Problem description:
Below are some records; reproduce every one of them exactly.

Stored records:

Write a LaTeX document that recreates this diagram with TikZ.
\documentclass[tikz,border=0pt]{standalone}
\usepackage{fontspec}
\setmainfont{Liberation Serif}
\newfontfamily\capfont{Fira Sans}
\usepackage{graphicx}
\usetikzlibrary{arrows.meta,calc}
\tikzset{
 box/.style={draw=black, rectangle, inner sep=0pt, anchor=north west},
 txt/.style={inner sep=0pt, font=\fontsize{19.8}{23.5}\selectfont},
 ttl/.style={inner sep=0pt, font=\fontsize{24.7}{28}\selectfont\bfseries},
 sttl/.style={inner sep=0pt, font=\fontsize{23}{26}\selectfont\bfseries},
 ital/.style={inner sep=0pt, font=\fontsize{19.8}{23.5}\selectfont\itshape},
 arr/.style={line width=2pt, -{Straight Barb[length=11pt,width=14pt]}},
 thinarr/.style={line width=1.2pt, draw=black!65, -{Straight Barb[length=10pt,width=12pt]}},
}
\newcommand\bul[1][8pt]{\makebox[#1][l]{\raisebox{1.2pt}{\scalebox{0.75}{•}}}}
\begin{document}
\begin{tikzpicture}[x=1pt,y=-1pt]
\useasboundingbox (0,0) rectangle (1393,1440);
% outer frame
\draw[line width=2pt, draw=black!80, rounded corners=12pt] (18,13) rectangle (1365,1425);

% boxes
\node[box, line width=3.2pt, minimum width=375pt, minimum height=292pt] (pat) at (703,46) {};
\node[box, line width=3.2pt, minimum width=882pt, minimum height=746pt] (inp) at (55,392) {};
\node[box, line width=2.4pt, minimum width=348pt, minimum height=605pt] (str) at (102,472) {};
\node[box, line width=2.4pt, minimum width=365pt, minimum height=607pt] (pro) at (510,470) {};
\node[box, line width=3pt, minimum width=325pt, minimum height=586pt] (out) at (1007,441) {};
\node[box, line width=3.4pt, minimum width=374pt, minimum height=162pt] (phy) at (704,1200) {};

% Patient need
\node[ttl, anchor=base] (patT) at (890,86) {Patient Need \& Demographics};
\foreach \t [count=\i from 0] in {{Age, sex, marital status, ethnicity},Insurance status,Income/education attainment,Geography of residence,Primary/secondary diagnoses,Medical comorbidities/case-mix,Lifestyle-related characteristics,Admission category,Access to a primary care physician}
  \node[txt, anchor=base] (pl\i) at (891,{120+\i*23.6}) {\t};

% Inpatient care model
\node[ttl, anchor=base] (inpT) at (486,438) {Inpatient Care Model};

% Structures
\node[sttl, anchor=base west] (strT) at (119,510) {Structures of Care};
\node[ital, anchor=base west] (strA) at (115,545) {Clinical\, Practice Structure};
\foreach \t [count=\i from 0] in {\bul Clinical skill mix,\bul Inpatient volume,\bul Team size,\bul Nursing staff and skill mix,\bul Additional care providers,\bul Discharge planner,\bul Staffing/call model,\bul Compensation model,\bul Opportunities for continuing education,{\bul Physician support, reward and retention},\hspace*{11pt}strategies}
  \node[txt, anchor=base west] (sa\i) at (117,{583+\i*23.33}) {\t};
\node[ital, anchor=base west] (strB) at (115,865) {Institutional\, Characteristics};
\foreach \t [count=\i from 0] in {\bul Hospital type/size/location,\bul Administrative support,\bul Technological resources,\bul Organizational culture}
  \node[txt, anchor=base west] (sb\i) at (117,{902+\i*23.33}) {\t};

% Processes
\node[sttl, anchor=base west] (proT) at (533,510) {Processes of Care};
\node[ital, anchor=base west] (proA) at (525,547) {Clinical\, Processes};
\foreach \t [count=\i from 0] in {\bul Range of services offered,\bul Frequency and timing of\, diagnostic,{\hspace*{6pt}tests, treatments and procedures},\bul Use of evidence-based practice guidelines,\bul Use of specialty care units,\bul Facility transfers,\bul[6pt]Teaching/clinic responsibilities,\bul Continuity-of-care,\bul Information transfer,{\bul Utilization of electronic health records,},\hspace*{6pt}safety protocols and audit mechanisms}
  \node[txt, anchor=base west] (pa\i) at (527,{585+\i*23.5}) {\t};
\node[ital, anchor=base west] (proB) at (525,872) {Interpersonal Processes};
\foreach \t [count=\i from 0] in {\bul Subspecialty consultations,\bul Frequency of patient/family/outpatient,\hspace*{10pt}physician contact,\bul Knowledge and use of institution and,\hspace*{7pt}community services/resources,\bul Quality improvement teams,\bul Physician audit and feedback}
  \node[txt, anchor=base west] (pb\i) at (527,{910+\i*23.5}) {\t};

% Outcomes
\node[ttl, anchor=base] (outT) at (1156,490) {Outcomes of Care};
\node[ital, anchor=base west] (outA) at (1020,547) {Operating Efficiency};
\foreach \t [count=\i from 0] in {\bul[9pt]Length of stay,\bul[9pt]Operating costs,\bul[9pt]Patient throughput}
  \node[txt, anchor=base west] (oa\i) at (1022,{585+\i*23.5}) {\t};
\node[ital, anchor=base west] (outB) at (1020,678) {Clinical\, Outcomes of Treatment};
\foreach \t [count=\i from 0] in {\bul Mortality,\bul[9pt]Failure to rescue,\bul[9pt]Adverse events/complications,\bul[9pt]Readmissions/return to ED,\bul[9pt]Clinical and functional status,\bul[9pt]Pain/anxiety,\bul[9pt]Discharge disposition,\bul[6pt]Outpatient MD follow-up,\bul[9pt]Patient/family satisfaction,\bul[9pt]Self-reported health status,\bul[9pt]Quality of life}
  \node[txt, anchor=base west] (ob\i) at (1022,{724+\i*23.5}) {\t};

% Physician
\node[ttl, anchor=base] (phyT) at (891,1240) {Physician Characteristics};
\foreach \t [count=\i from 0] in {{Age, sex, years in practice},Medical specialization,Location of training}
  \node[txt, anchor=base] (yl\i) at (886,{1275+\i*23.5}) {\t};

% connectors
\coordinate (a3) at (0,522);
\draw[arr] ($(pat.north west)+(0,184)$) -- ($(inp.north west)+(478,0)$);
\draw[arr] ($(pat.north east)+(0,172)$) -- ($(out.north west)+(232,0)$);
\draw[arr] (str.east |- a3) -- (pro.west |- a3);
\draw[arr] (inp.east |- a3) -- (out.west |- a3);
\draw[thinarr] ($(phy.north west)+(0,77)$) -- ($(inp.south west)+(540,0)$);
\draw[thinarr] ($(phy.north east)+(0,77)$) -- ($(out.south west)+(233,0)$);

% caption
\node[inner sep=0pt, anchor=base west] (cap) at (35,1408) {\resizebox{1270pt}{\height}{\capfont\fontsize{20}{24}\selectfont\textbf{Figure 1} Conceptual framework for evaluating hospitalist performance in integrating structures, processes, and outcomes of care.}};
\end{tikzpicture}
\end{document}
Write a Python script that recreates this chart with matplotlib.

Solution for this task:
Write a LaTeX document that recreates this diagram with TikZ.
\documentclass[tikz,border=0pt]{standalone}
\usepackage{fontspec}
\setmainfont{Liberation Serif}
\newfontfamily\capfont{Fira Sans}
\usepackage{graphicx}
\usetikzlibrary{arrows.meta,calc}
\tikzset{
 box/.style={draw=black, rectangle, inner sep=0pt, anchor=north west},
 txt/.style={inner sep=0pt, font=\fontsize{19.8}{23.5}\selectfont},
 ttl/.style={inner sep=0pt, font=\fontsize{24.7}{28}\selectfont\bfseries},
 sttl/.style={inner sep=0pt, font=\fontsize{23}{26}\selectfont\bfseries},
 ital/.style={inner sep=0pt, font=\fontsize{19.8}{23.5}\selectfont\itshape},
 arr/.style={line width=2pt, -{Straight Barb[length=11pt,width=14pt]}},
 thinarr/.style={line width=1.2pt, draw=black!65, -{Straight Barb[length=10pt,width=12pt]}},
}
\newcommand\bul[1][8pt]{\makebox[#1][l]{\raisebox{1.2pt}{\scalebox{0.75}{•}}}}
\begin{document}
\begin{tikzpicture}[x=1pt,y=-1pt]
\useasboundingbox (0,0) rectangle (1393,1440);
% outer frame
\draw[line width=2pt, draw=black!80, rounded corners=12pt] (18,13) rectangle (1365,1425);

% boxes
\node[box, line width=3.2pt, minimum width=375pt, minimum height=292pt] (pat) at (703,46) {};
\node[box, line width=3.2pt, minimum width=882pt, minimum height=746pt] (inp) at (55,392) {};
\node[box, line width=2.4pt, minimum width=348pt, minimum height=605pt] (str) at (102,472) {};
\node[box, line width=2.4pt, minimum width=365pt, minimum height=607pt] (pro) at (510,470) {};
\node[box, line width=3pt, minimum width=325pt, minimum height=586pt] (out) at (1007,441) {};
\node[box, line width=3.4pt, minimum width=374pt, minimum height=162pt] (phy) at (704,1200) {};

% Patient need
\node[ttl, anchor=base] (patT) at (890,86) {Patient Need \& Demographics};
\foreach \t [count=\i from 0] in {{Age, sex, marital status, ethnicity},Insurance status,Income/education attainment,Geography of residence,Primary/secondary diagnoses,Medical comorbidities/case-mix,Lifestyle-related characteristics,Admission category,Access to a primary care physician}
  \node[txt, anchor=base] (pl\i) at (891,{120+\i*23.6}) {\t};

% Inpatient care model
\node[ttl, anchor=base] (inpT) at (486,438) {Inpatient Care Model};

% Structures
\node[sttl, anchor=base west] (strT) at (119,510) {Structures of Care};
\node[ital, anchor=base west] (strA) at (115,545) {Clinical\, Practice Structure};
\foreach \t [count=\i from 0] in {\bul Clinical skill mix,\bul Inpatient volume,\bul Team size,\bul Nursing staff and skill mix,\bul Additional care providers,\bul Discharge planner,\bul Staffing/call model,\bul Compensation model,\bul Opportunities for continuing education,{\bul Physician support, reward and retention},\hspace*{11pt}strategies}
  \node[txt, anchor=base west] (sa\i) at (117,{583+\i*23.33}) {\t};
\node[ital, anchor=base west] (strB) at (115,865) {Institutional\, Characteristics};
\foreach \t [count=\i from 0] in {\bul Hospital type/size/location,\bul Administrative support,\bul Technological resources,\bul Organizational culture}
  \node[txt, anchor=base west] (sb\i) at (117,{902+\i*23.33}) {\t};

% Processes
\node[sttl, anchor=base west] (proT) at (533,510) {Processes of Care};
\node[ital, anchor=base west] (proA) at (525,547) {Clinical\, Processes};
\foreach \t [count=\i from 0] in {\bul Range of services offered,\bul Frequency and timing of\, diagnostic,{\hspace*{6pt}tests, treatments and procedures},\bul Use of evidence-based practice guidelines,\bul Use of specialty care units,\bul Facility transfers,\bul[6pt]Teaching/clinic responsibilities,\bul Continuity-of-care,\bul Information transfer,{\bul Utilization of electronic health records,},\hspace*{6pt}safety protocols and audit mechanisms}
  \node[txt, anchor=base west] (pa\i) at (527,{585+\i*23.5}) {\t};
\node[ital, anchor=base west] (proB) at (525,872) {Interpersonal Processes};
\foreach \t [count=\i from 0] in {\bul Subspecialty consultations,\bul Frequency of patient/family/outpatient,\hspace*{10pt}physician contact,\bul Knowledge and use of institution and,\hspace*{7pt}community services/resources,\bul Quality improvement teams,\bul Physician audit and feedback}
  \node[txt, anchor=base west] (pb\i) at (527,{910+\i*23.5}) {\t};

% Outcomes
\node[ttl, anchor=base] (outT) at (1156,490) {Outcomes of Care};
\node[ital, anchor=base west] (outA) at (1020,547) {Operating Efficiency};
\foreach \t [count=\i from 0] in {\bul[9pt]Length of stay,\bul[9pt]Operating costs,\bul[9pt]Patient throughput}
  \node[txt, anchor=base west] (oa\i) at (1022,{585+\i*23.5}) {\t};
\node[ital, anchor=base west] (outB) at (1020,678) {Clinical\, Outcomes of Treatment};
\foreach \t [count=\i from 0] in {\bul Mortality,\bul[9pt]Failure to rescue,\bul[9pt]Adverse events/complications,\bul[9pt]Readmissions/return to ED,\bul[9pt]Clinical and functional status,\bul[9pt]Pain/anxiety,\bul[9pt]Discharge disposition,\bul[6pt]Outpatient MD follow-up,\bul[9pt]Patient/family satisfaction,\bul[9pt]Self-reported health status,\bul[9pt]Quality of life}
  \node[txt, anchor=base west] (ob\i) at (1022,{724+\i*23.5}) {\t};

% Physician
\node[ttl, anchor=base] (phyT) at (891,1240) {Physician Characteristics};
\foreach \t [count=\i from 0] in {{Age, sex, years in practice},Medical specialization,Location of training}
  \node[txt, anchor=base] (yl\i) at (886,{1275+\i*23.5}) {\t};

% connectors
\coordinate (a3) at (0,522);
\draw[arr] ($(pat.north west)+(0,184)$) -- ($(inp.north west)+(478,0)$);
\draw[arr] ($(pat.north east)+(0,172)$) -- ($(out.north west)+(232,0)$);
\draw[arr] (str.east |- a3) -- (pro.west |- a3);
\draw[arr] (inp.east |- a3) -- (out.west |- a3);
\draw[thinarr] ($(phy.north west)+(0,77)$) -- ($(inp.south west)+(540,0)$);
\draw[thinarr] ($(phy.north east)+(0,77)$) -- ($(out.south west)+(233,0)$);

% caption
\node[inner sep=0pt, anchor=base west] (cap) at (35,1408) {\resizebox{1270pt}{\height}{\capfont\fontsize{20}{24}\selectfont\textbf{Figure 1} Conceptual framework for evaluating hospitalist performance in integrating structures, processes, and outcomes of care.}};
\end{tikzpicture}
\end{document}
Write a Python script that recreates this chart with matplotlib.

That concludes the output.